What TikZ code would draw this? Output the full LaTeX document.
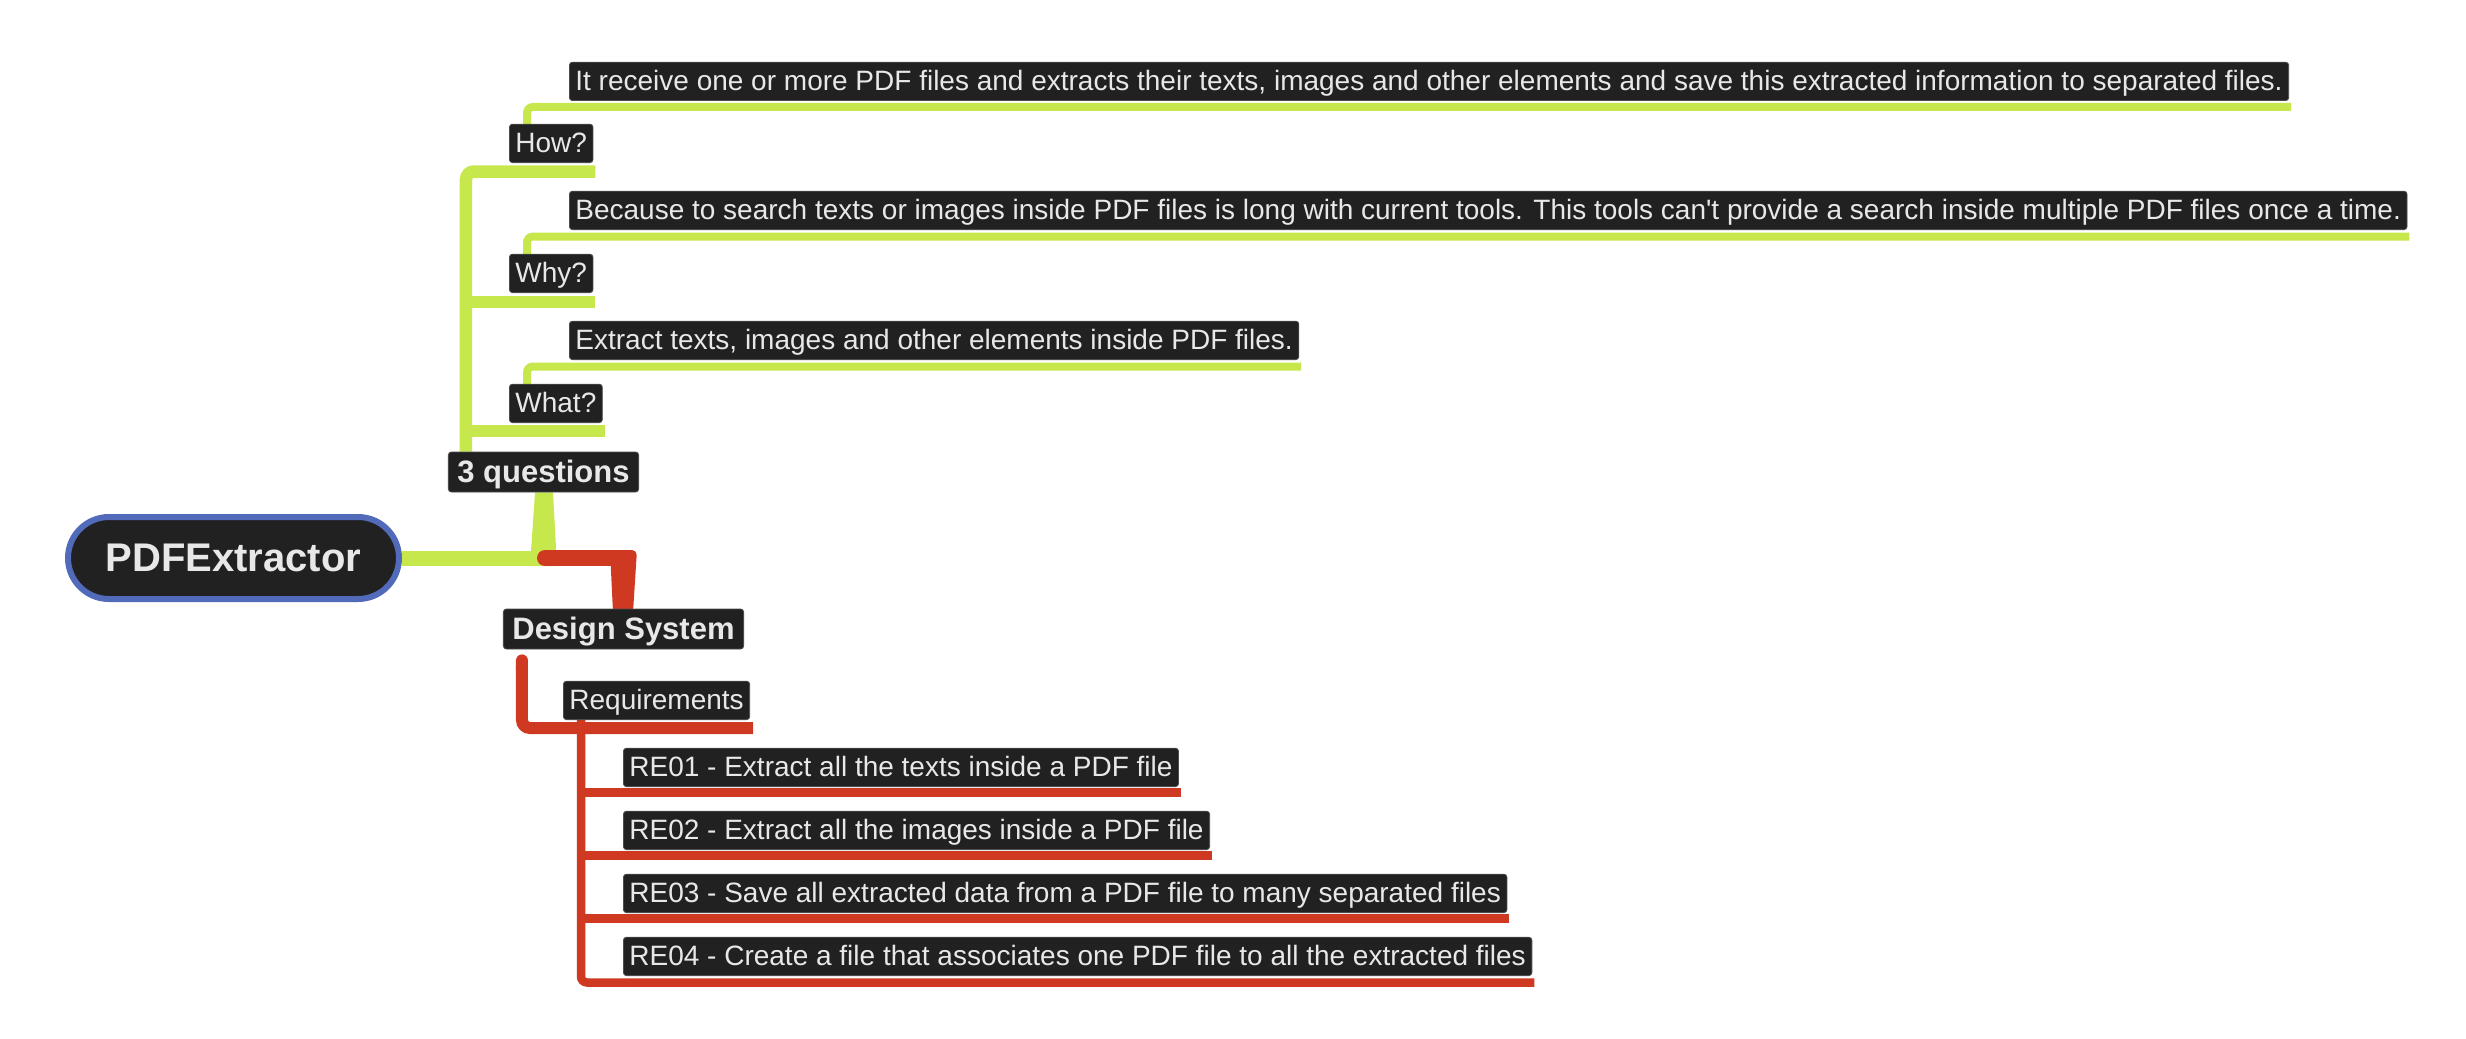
\documentclass[tikz,border=0pt]{standalone}
\usepackage{fontspec}
\setmainfont{Liberation Sans}[Ligatures=TeXOff]
\usetikzlibrary{backgrounds,arrows.meta}

\definecolor{mapgreen}{RGB}{198,232,76}
\definecolor{mapred}{RGB}{207,57,33}
\definecolor{mapblue}{RGB}{82,106,186}
\definecolor{boxfill}{RGB}{33,33,33}
\definecolor{boxtext}{RGB}{232,232,232}

\begin{document}
\begin{tikzpicture}[
    x=0.5pt, y=-0.5pt,
    topic/.style={rectangle, draw=black!70, line width=0.4pt, fill=boxfill, text=boxtext, rounded corners=1.5pt, inner ysep=0pt},
    leaf/.style={topic, font=\fontsize{14pt}{16pt}\selectfont, inner xsep=3pt, text height=14pt, text depth=5.2pt},
    branch/.style={topic, font=\fontsize{15.5pt}{18pt}\selectfont\bfseries, inner xsep=4.5pt, text height=15.2pt, text depth=4.8pt},
    root/.style={draw=mapblue, line width=3pt, fill=boxfill, text=boxtext, rounded corners=20.5pt, minimum width=165.5pt, minimum height=41pt, font=\fontsize{20pt}{24pt}\selectfont\bfseries},
    qthick/.style={draw=mapgreen, line width=6.25pt, rounded corners=4pt},
    qthin/.style={draw=mapgreen, line width=4pt, rounded corners=3pt},
    rthick/.style={draw=mapred, line width=6pt, rounded corners=4pt},
    rthin/.style={draw=mapred, line width=4.25pt, rounded corners=3pt}
]
\useasboundingbox (0,0) rectangle (2466,1038);

\node[root] (root) at (233.5,558) {PDFExtractor};
\node[branch] (q3) at (543.5,472) {3 questions};
\node[branch] (ds) at (623.5,629) {Design System};

% the three questions
\node[leaf, anchor=south west] (how) at (509,163) {How?};
\node[leaf, anchor=south west] (why) at (509,293) {Why?};
\node[leaf, anchor=south west] (what) at (509,423) {What?};
\node[leaf, anchor=south west] (howtxt) at (569,101) {It receive one or more PDF files and extracts their texts, images and other elements and save this extracted information to separated files.};
\node[leaf, anchor=south west] (whytxt) at (569,230) {Because to search texts or images inside PDF files is long with current tools. This tools can't provide a search inside multiple PDF files once a time.};
\node[leaf, anchor=south west] (whattxt) at (569,360) {Extract texts, images and other elements inside PDF files.};

% requirements
\node[leaf, anchor=south west] (req) at (563,720) {Requirements};
\node[leaf, anchor=south west] (re1) at (623,787) {RE01 - Extract all the texts inside a PDF file};
\node[leaf, anchor=south west] (re2) at (623,850) {RE02 - Extract all the images inside a PDF file};
\node[leaf, anchor=south west] (re3) at (623,913) {RE03 - Save all extracted data from a PDF file to many separated files};
\node[leaf, anchor=south west] (re4) at (623,976) {RE04 - Create a file that associates one PDF file to all the extracted files};

\begin{scope}[on background layer]
% root branches
\coordinate (hub) at (root.east -| q3.south);
\draw[draw=mapgreen, line width=7.5pt] (root.east) -- ([xshift=6.75pt]hub);
\fill[mapgreen] ([xshift=-4.25pt]q3.south) -- ([xshift=4.75pt]q3.south) -- ([shift={(6.75pt,-4pt)}]hub) -- ([shift={(-6.75pt,-4pt)}]hub) -- cycle;
\coordinate (dsknee) at (hub -| ds.north);
\draw[draw=mapred, line width=8pt, line cap=round] ([xshift=0.75pt]hub) -- (dsknee);
\fill[mapred, rounded corners=2.5pt] ([shift={(-6.75pt,4pt)}]dsknee) -- ([shift={(6.75pt,4pt)}]dsknee) -- ([shift={(4.75pt,-2pt)}]ds.north) -- ([shift={(-5.25pt,-2pt)}]ds.north) -- cycle;

% questions
\coordinate (qtrunk) at ([xshift=9pt]q3.north west);
\draw[qthick] (qtrunk) |- ([xshift=1pt,yshift=-4.25pt]how.south east);
\coordinate (whyend) at ([xshift=1pt,yshift=-4.5pt]why.south east);
\draw[qthick] (whyend -| qtrunk) -- (whyend);
\coordinate (whatend) at ([xshift=1pt,yshift=-4pt]what.south east);
\draw[qthick] (whatend -| qtrunk) -- (whatend);
\draw[qthin] ([xshift=9pt]how.north west) |- ([xshift=1pt,yshift=-3pt]howtxt.south east);
\draw[qthin] ([xshift=9pt]why.north west) |- ([xshift=1pt,yshift=-3.25pt]whytxt.south east);
\draw[qthin] ([xshift=9pt]what.north west) |- ([xshift=1pt,yshift=-3.25pt]whattxt.south east);

% design system
\coordinate (dstrunk) at ([xshift=9.5pt]ds.south west);
\draw[rthick, {Round Cap[]}-] ([yshift=-2.5pt]dstrunk) |- ([xshift=1.5pt,yshift=-4pt]req.south east);
\coordinate (reqtrunk) at ([xshift=9pt]req.south west);
\draw[rthin] (reqtrunk) |- ([xshift=1pt,yshift=-3.25pt]re4.south east);
\coordinate (re1end) at ([xshift=1pt,yshift=-2.75pt]re1.south east);
\draw[rthin] (re1end -| reqtrunk) -- (re1end);
\coordinate (re2end) at ([xshift=1pt,yshift=-2.75pt]re2.south east);
\draw[rthin] (re2end -| reqtrunk) -- (re2end);
\coordinate (re3end) at ([xshift=1pt,yshift=-2.75pt]re3.south east);
\draw[rthin] (re3end -| reqtrunk) -- (re3end);
\end{scope}

\end{tikzpicture}
\end{document}
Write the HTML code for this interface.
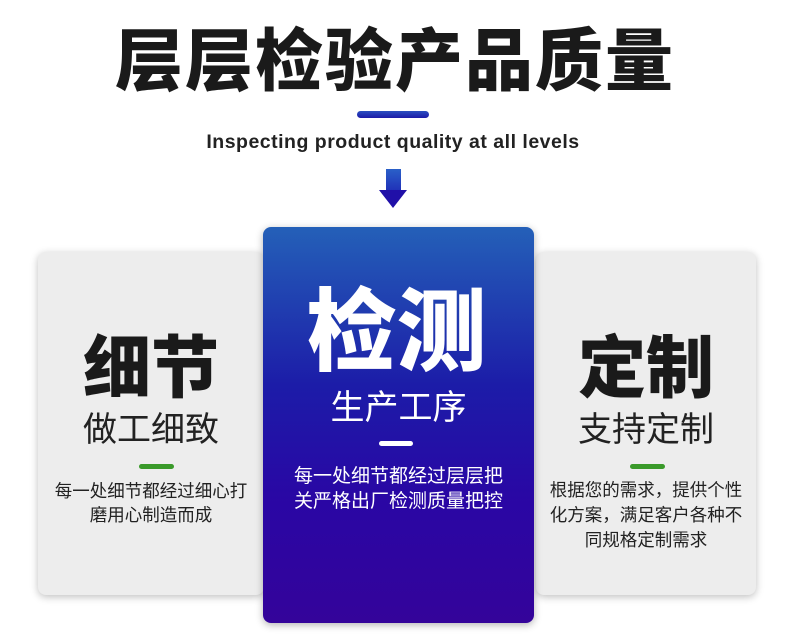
<!DOCTYPE html>
<html><head><meta charset="utf-8"><style>
body{margin:0;width:790px;height:644px;background:#fff;position:relative;overflow:hidden;font-family:"Liberation Sans","Noto Sans CJK SC",sans-serif}
.a{position:absolute}
.t{position:absolute;left:0;width:790px;text-align:center}
.card{position:absolute;background:#ededed;border-radius:8px;box-shadow:0 2px 8px rgba(0,0,0,.25)}
.c{position:absolute;left:0;right:0;text-align:center;white-space:nowrap}
</style></head><body>
<div class="t" style="top:22px;font-size:68px;font-weight:900;color:#1a1a1a;line-height:80px;letter-spacing:2px;">层层检验产品质量</div>
<div class="a" style="left:357px;top:111px;width:72px;height:7px;border-radius:4px;background:linear-gradient(#2a4fc0,#1c1aa8)"></div>
<div class="t" style="top:131px;font-size:19.5px;font-weight:bold;color:#222;letter-spacing:0.5px;padding-left:0px;box-sizing:border-box;width:786px">Inspecting product quality at all levels</div>
<div class="a" style="left:386px;top:169px;width:15px;height:22px;background:linear-gradient(#2a60c8,#2030b8)"></div>
<div class="a" style="left:379px;top:190px;width:0;height:0;border-left:14px solid transparent;border-right:14px solid transparent;border-top:18px solid #2010a8"></div>

<div class="card" style="left:38px;top:252px;width:226px;height:343px">
<div class="c" style="top:77px;font-size:68px;font-weight:900;color:#1a1a1a;line-height:80px">细节</div>
<div class="c" style="top:158px;font-size:34px;color:#222;line-height:40px">做工细致</div>
<div class="a" style="left:101px;top:212px;width:35px;height:5px;border-radius:3px;background:#3a9a2a"></div>
<div class="c" style="top:227px;font-size:17.5px;color:#222;line-height:24px">每一处细节都经过细心打<br>磨用心制造而成</div>
</div>
<div class="card" style="left:536px;top:252px;width:220px;height:343px">
<div class="c" style="top:77px;font-size:68px;font-weight:900;color:#1a1a1a;line-height:80px">定制</div>
<div class="c" style="top:158px;font-size:34px;color:#222;line-height:40px">支持定制</div>
<div class="a" style="left:94px;top:212px;width:35px;height:5px;border-radius:3px;background:#3a9a2a"></div>
<div class="c" style="top:226px;font-size:17.5px;color:#222;line-height:25px">根据您的需求，提供个性<br>化方案，满足客户各种不<br>同规格定制需求</div>
</div>
<div class="a" style="left:263px;top:227px;width:271px;height:396px;border-radius:8px;background:linear-gradient(#2460b8 0%,#1c1ca8 40%,#2a06a4 70%,#34049a 100%);box-shadow:0 2px 8px rgba(0,0,0,.3)">
<div class="c" style="top:56px;font-size:90px;font-weight:900;color:#fff;line-height:100px;margin-left:-4px">检测</div>
<div class="c" style="top:161px;font-size:34px;color:#fff;line-height:40px">生产工序</div>
<div class="a" style="left:116px;top:214px;width:34px;height:5px;border-radius:3px;background:#fff"></div>
<div class="c" style="top:237px;font-size:19px;color:#fff;line-height:25px">每一处细节都经过层层把<br>关严格出厂检测质量把控</div>
</div>
</body></html>
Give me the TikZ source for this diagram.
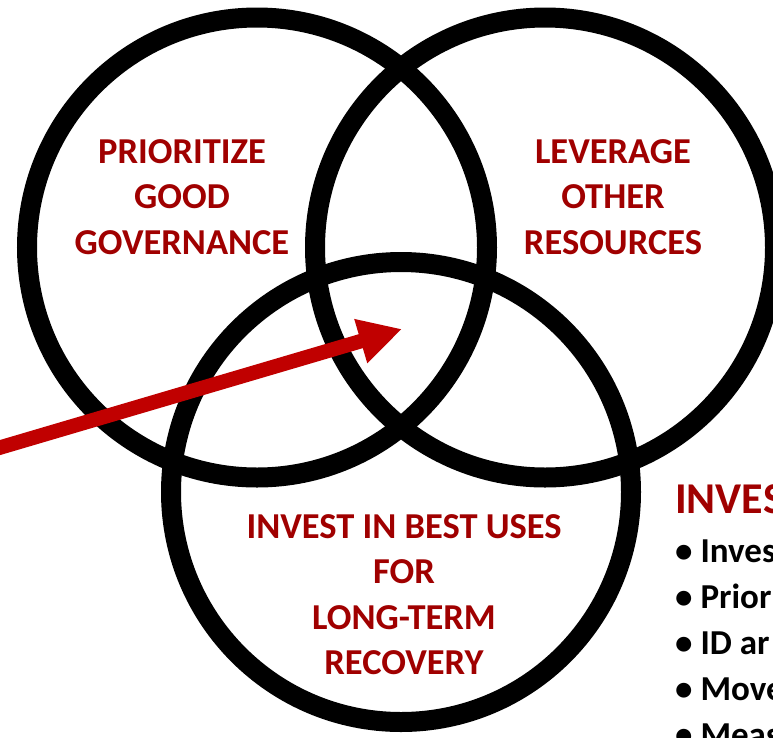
\documentclass[tikz,border=0pt]{standalone}
\usepackage{fontspec}
\setmainfont{Carlito}
\usetikzlibrary{arrows.meta}
\definecolor{txtred}{RGB}{160,0,0}
\definecolor{arrred}{RGB}{192,0,0}
\tikzset{
  ring/.style={circle, draw=black, line width=20pt, minimum size=460pt, inner sep=0pt},
  label/.style={text=txtred, font=\bfseries\fontsize{36.5}{45.5}\selectfont, align=center, inner sep=0pt},
  head/.style={text=txtred, font=\bfseries\fontsize{44}{50}\selectfont, inner sep=0pt},
  blist/.style={text=black, font=\bfseries\fontsize{35}{46}\selectfont, align=left, inner sep=0pt},
  bigarrow/.style={draw=arrred, line width=14.5pt, -{Triangle[length=43pt,width=43pt]}}
}
\begin{document}
\begin{tikzpicture}[x=1pt, y=-1pt]
\useasboundingbox (0,0) rectangle (773,737);
\clip (0,0) rectangle (773,737);
\fill[white] (0,0) rectangle (773,737);
\node[ring] (c1) at (257,247.5) {};
\node[ring] (c2) at (545,247.5) {};
\node[ring] (c3) at (401,492) {};
\node[label] (t1) at (182,197) {PRIORITIZE\\GOOD\\GOVERNANCE};
\node[label] (t2) at (613,197) {LEVERAGE\\OTHER\\RESOURCES};
\node[label] (t3) at (404,594.5) {INVEST IN BEST USES\\FOR\\LONG-TERM\\RECOVERY};
\node[head, anchor=base west] (h) at (675,513) {INVES};
\node[blist, anchor=north west] (bl) at (675,540) {\textbullet\ Inves\\\textbullet\ Prior\\\textbullet\ ID ar\\\textbullet\ Move\\\textbullet\ Meas};
\coordinate (as) at (-10,450.5);
\coordinate (at) at (402,329);
\draw[bigarrow] (as) -- (at);
\end{tikzpicture}
\end{document}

★ ★ ★

(Task requirements) Read the entries and select each line where the word "code" is found.

(Right answer)
What TikZ code would draw this? Output the full LaTeX document.
Write the HTML code for this interface.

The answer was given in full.